What needs to be done: Determine the count of lines holding the string "size". Return only the number.

Data excerpt:

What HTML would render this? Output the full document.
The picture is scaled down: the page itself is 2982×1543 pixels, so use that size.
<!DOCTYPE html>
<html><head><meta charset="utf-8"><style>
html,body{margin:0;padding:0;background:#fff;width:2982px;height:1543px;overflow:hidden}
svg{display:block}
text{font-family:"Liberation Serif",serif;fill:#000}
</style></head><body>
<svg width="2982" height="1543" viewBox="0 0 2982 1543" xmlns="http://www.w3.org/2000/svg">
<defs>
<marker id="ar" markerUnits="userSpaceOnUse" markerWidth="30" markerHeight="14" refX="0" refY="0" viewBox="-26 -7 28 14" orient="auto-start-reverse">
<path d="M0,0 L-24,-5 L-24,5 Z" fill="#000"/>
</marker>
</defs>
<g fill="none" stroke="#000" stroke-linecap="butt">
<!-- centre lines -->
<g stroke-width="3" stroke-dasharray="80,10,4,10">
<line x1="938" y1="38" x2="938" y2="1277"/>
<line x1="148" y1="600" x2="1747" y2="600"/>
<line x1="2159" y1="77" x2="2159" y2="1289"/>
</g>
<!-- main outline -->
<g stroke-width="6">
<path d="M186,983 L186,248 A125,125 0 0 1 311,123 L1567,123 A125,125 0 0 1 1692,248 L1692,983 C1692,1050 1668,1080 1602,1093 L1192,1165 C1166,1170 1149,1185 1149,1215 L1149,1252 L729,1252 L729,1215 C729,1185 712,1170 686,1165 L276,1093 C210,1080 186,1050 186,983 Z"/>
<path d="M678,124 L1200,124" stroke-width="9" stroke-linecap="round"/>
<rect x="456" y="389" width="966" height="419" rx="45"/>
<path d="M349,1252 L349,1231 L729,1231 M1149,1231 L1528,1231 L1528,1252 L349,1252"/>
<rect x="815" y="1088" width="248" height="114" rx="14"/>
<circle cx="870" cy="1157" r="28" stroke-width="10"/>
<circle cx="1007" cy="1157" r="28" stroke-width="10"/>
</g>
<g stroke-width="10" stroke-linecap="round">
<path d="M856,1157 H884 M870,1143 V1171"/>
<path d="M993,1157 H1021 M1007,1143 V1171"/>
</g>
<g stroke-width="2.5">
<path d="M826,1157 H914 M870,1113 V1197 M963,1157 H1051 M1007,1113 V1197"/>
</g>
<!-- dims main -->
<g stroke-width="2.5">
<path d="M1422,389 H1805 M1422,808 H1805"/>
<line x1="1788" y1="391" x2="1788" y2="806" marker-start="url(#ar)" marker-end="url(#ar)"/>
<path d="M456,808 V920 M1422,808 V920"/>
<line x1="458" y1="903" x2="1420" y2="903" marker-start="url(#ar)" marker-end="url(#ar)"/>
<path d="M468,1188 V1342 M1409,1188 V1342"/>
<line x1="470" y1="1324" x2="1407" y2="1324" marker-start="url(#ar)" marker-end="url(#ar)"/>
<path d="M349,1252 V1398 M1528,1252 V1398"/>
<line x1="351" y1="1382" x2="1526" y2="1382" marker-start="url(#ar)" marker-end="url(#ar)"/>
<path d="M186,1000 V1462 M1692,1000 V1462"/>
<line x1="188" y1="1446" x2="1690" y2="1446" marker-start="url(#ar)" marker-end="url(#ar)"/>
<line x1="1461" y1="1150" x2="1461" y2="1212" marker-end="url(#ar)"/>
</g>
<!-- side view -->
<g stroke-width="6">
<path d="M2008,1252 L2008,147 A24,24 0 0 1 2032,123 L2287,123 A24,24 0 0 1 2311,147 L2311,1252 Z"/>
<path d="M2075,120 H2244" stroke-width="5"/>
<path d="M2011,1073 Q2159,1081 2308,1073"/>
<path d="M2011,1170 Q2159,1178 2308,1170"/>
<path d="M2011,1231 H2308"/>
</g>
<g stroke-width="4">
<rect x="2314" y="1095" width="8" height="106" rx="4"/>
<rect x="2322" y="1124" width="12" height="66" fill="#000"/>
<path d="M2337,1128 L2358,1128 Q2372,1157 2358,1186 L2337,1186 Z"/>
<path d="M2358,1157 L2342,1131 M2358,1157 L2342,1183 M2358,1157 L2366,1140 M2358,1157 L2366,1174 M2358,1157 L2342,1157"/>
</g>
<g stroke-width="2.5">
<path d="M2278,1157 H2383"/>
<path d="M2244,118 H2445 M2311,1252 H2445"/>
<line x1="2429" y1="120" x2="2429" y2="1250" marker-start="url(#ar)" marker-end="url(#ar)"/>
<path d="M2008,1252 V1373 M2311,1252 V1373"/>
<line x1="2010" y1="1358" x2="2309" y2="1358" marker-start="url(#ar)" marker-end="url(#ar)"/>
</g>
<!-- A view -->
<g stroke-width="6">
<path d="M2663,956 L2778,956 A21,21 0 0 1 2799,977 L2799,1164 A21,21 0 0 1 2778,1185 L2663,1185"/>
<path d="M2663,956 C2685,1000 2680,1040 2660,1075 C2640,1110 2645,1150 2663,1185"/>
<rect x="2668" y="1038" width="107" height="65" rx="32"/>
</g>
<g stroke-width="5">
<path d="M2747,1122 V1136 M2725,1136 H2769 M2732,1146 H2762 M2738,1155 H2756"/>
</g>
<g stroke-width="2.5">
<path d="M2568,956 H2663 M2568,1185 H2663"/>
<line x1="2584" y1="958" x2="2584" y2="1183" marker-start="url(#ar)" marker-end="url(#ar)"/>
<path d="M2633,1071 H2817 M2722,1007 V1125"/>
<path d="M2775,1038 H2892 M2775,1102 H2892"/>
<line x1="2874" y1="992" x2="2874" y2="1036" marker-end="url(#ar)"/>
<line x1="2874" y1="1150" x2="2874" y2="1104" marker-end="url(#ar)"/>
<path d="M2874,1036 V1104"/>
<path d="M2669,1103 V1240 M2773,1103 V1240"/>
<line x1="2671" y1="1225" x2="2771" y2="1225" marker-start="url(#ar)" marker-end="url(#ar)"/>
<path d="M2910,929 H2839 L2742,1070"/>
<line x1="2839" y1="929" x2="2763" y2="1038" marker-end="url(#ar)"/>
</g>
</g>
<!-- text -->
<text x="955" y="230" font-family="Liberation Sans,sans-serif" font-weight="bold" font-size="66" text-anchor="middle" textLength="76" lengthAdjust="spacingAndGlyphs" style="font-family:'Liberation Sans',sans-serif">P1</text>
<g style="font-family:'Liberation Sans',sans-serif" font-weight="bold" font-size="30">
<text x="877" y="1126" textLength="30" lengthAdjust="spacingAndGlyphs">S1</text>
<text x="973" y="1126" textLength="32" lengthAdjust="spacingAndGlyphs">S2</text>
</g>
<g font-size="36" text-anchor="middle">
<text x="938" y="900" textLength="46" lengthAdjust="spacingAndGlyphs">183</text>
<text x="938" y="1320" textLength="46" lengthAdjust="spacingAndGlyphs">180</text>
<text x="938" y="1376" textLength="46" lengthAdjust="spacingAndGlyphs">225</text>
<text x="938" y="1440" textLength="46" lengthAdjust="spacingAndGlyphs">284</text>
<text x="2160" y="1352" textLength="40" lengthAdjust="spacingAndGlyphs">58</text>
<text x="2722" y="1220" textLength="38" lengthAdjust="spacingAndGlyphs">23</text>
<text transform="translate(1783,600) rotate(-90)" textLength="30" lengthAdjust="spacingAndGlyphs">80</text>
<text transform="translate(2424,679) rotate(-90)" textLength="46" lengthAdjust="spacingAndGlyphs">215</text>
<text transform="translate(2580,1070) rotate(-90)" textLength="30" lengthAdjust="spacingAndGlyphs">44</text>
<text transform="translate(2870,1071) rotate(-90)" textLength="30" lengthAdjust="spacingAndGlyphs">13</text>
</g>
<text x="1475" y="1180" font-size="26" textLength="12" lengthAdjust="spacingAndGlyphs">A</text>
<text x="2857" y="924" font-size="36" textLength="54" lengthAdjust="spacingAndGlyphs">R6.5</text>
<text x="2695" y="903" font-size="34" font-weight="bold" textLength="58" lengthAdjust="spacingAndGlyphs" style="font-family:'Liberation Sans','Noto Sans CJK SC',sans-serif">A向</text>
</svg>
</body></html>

Solution to the exercise: 7